Emit a verbatim copy of the lines below from the line with "Convert this diagram to TikZ code." through the line with "minimum width=219*\px, minimum", excluding pictures and everything outside that range.

▸ Available records
★ ★ ★
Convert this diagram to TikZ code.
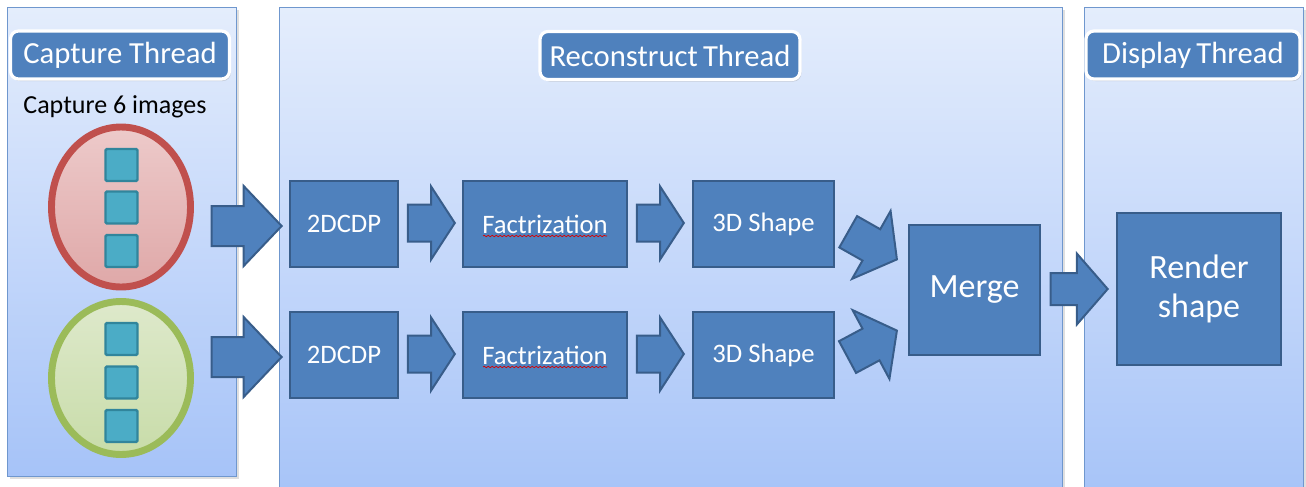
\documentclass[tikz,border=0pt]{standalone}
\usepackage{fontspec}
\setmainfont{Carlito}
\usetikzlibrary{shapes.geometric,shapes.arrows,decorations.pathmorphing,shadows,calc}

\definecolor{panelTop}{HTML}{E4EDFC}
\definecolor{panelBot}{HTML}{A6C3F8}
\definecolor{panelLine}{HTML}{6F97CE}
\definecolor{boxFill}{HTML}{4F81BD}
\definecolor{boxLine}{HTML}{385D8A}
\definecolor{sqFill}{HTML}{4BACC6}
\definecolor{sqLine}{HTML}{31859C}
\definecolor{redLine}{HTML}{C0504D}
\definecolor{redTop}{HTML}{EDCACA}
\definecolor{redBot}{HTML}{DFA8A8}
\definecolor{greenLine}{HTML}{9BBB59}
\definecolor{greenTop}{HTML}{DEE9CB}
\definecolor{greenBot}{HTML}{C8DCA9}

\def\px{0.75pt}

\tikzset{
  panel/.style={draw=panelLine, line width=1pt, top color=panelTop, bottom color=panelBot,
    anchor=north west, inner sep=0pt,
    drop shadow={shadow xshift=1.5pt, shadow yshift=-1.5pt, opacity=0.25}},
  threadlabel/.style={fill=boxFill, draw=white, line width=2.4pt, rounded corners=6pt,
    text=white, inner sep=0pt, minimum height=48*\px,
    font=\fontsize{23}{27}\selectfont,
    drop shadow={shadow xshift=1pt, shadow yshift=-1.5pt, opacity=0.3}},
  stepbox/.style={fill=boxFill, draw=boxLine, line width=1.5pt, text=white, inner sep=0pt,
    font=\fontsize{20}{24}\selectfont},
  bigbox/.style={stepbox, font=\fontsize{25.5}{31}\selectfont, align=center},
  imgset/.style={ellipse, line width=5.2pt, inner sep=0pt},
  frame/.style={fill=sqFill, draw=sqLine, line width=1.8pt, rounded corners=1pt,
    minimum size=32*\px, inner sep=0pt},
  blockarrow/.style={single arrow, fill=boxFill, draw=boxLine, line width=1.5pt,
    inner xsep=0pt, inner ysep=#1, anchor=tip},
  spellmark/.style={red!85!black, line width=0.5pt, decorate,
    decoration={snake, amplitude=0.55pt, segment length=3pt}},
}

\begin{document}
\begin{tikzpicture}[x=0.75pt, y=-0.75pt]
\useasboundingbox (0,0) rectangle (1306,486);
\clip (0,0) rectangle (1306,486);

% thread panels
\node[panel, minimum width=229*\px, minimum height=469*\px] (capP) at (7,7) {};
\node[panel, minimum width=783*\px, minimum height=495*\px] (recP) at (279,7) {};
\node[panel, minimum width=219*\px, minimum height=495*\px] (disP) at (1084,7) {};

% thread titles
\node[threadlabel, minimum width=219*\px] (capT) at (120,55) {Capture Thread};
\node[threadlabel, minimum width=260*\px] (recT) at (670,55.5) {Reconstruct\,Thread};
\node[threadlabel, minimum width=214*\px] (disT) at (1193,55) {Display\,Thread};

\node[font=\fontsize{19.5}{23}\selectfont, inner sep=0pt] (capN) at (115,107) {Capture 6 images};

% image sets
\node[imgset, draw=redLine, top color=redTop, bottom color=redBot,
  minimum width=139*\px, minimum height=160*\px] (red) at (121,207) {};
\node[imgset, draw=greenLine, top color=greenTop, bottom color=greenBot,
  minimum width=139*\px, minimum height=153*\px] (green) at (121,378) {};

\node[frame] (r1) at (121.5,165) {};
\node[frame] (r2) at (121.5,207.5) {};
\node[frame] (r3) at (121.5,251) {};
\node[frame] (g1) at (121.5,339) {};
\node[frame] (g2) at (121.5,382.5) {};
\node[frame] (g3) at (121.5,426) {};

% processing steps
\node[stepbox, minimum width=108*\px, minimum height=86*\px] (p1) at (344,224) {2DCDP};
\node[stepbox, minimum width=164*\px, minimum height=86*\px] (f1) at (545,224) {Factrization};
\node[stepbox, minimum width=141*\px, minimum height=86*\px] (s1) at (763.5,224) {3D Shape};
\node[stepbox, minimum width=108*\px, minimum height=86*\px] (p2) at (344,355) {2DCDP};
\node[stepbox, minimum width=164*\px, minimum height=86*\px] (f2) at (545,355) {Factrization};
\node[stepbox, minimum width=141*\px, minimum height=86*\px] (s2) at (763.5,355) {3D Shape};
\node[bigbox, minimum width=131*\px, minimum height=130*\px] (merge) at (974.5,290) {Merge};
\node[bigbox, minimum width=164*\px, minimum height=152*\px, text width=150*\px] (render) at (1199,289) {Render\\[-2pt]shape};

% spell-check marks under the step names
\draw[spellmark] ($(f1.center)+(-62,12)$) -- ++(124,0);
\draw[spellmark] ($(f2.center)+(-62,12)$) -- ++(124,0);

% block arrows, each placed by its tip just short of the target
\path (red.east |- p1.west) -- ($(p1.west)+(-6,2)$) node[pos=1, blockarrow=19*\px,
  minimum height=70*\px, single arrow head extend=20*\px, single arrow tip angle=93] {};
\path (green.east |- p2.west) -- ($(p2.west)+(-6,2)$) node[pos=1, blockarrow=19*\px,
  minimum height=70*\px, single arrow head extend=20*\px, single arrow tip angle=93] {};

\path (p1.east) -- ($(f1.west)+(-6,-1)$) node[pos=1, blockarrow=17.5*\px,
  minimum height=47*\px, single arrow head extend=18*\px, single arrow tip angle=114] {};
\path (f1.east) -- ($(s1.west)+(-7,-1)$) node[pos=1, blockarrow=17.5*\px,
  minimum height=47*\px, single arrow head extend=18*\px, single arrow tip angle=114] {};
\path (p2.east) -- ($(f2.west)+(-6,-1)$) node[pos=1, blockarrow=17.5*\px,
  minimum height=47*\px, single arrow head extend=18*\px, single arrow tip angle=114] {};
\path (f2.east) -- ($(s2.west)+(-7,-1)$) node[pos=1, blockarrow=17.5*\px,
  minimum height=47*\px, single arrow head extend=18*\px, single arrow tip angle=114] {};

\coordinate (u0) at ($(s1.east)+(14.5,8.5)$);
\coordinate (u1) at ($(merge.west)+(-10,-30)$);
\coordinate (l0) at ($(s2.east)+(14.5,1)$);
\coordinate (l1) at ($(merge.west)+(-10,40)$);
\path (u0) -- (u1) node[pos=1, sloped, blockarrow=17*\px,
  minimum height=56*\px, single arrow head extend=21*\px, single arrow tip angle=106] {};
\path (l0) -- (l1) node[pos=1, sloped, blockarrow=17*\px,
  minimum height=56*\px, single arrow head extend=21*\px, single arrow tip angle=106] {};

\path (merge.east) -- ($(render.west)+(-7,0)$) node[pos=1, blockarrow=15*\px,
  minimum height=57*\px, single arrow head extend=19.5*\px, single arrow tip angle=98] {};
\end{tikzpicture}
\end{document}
★ ★ ★
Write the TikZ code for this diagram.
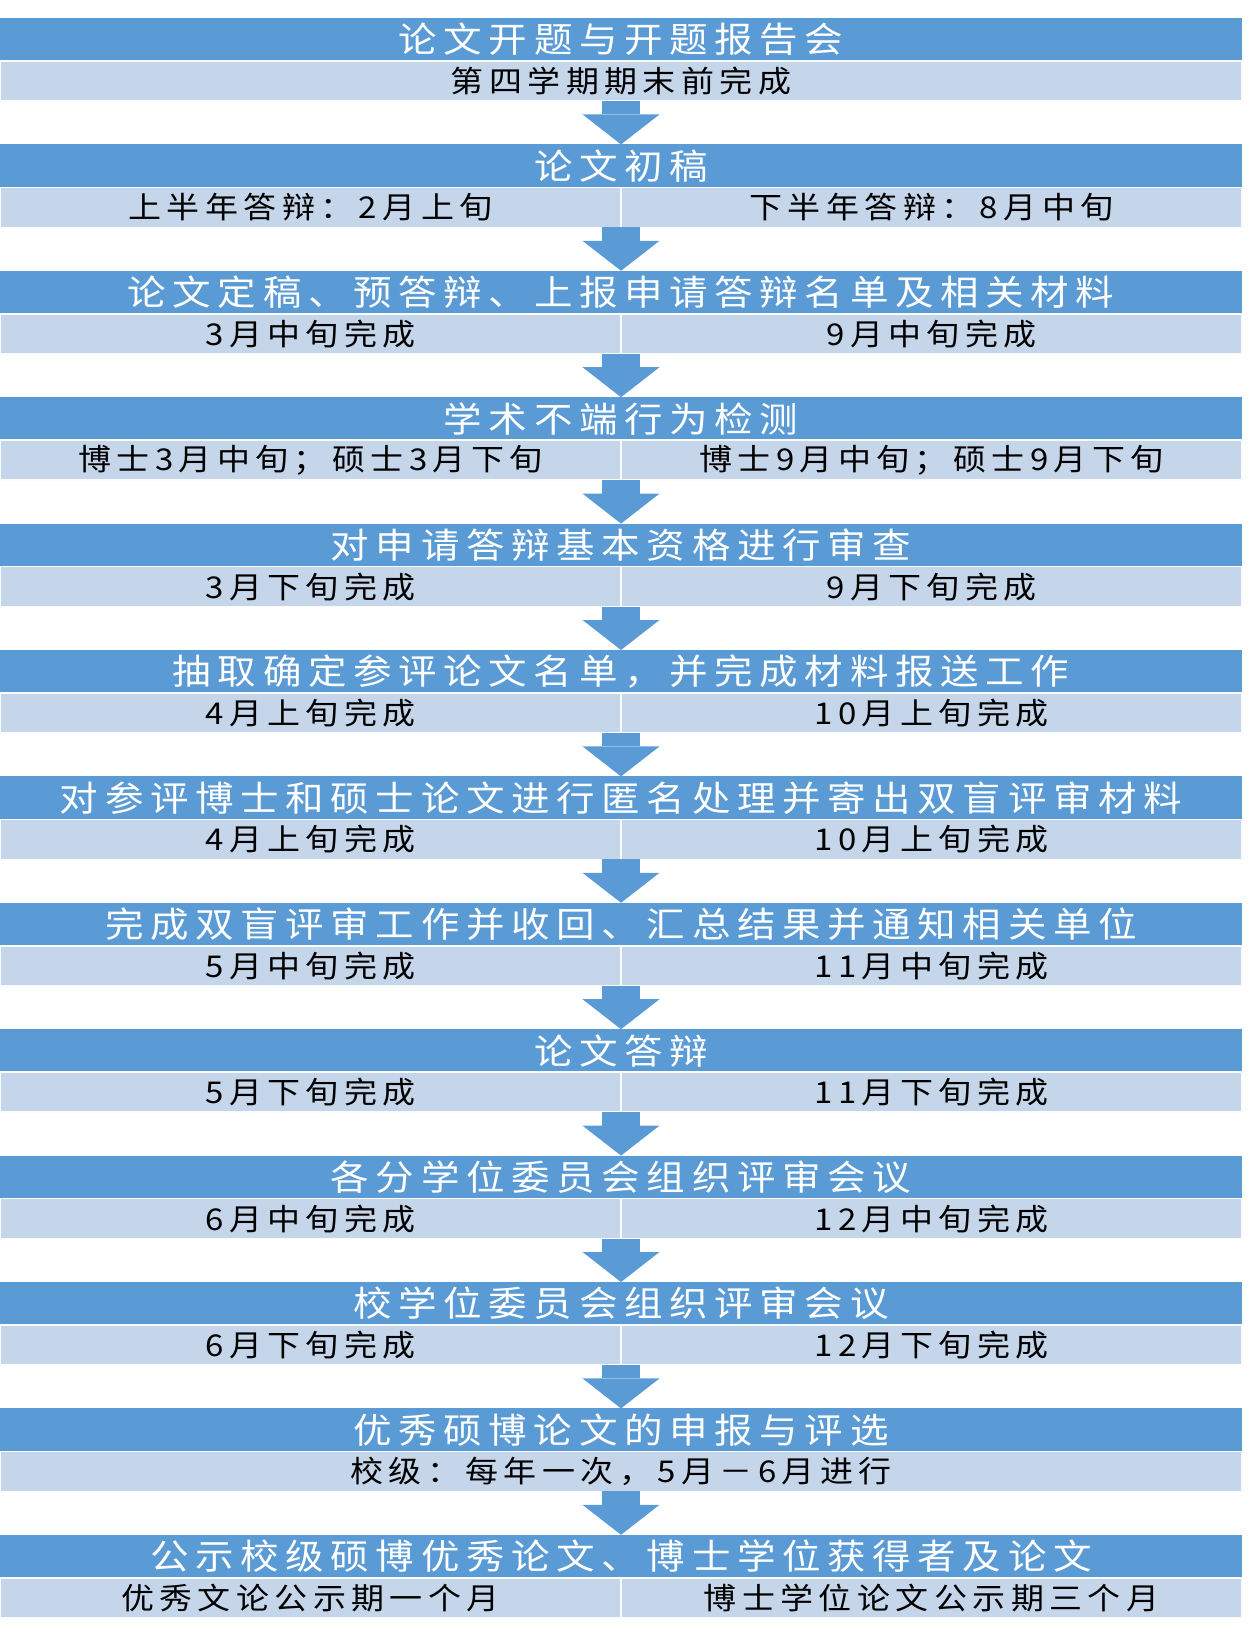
★ ★ ★
▸ Result
Convert this diagram to TikZ code.
\documentclass[tikz,border=0pt]{standalone}
\usepackage{fontspec}
\setmainfont{Carlito}
\usetikzlibrary{shapes.geometric,shapes.arrows,decorations.pathmorphing,shadows,calc}

\definecolor{panelTop}{HTML}{E4EDFC}
\definecolor{panelBot}{HTML}{A6C3F8}
\definecolor{panelLine}{HTML}{6F97CE}
\definecolor{boxFill}{HTML}{4F81BD}
\definecolor{boxLine}{HTML}{385D8A}
\definecolor{sqFill}{HTML}{4BACC6}
\definecolor{sqLine}{HTML}{31859C}
\definecolor{redLine}{HTML}{C0504D}
\definecolor{redTop}{HTML}{EDCACA}
\definecolor{redBot}{HTML}{DFA8A8}
\definecolor{greenLine}{HTML}{9BBB59}
\definecolor{greenTop}{HTML}{DEE9CB}
\definecolor{greenBot}{HTML}{C8DCA9}

\def\px{0.75pt}

\tikzset{
  panel/.style={draw=panelLine, line width=1pt, top color=panelTop, bottom color=panelBot,
    anchor=north west, inner sep=0pt,
    drop shadow={shadow xshift=1.5pt, shadow yshift=-1.5pt, opacity=0.25}},
  threadlabel/.style={fill=boxFill, draw=white, line width=2.4pt, rounded corners=6pt,
    text=white, inner sep=0pt, minimum height=48*\px,
    font=\fontsize{23}{27}\selectfont,
    drop shadow={shadow xshift=1pt, shadow yshift=-1.5pt, opacity=0.3}},
  stepbox/.style={fill=boxFill, draw=boxLine, line width=1.5pt, text=white, inner sep=0pt,
    font=\fontsize{20}{24}\selectfont},
  bigbox/.style={stepbox, font=\fontsize{25.5}{31}\selectfont, align=center},
  imgset/.style={ellipse, line width=5.2pt, inner sep=0pt},
  frame/.style={fill=sqFill, draw=sqLine, line width=1.8pt, rounded corners=1pt,
    minimum size=32*\px, inner sep=0pt},
  blockarrow/.style={single arrow, fill=boxFill, draw=boxLine, line width=1.5pt,
    inner xsep=0pt, inner ysep=#1, anchor=tip},
  spellmark/.style={red!85!black, line width=0.5pt, decorate,
    decoration={snake, amplitude=0.55pt, segment length=3pt}},
}

\begin{document}
\begin{tikzpicture}[x=0.75pt, y=-0.75pt]
\useasboundingbox (0,0) rectangle (1306,486);
\clip (0,0) rectangle (1306,486);

% thread panels
\node[panel, minimum width=229*\px, minimum height=469*\px] (capP) at (7,7) {};
\node[panel, minimum width=783*\px, minimum height=495*\px] (recP) at (279,7) {};
\node[panel, minimum width=219*\px, minimum height=495*\px] (disP) at (1084,7) {};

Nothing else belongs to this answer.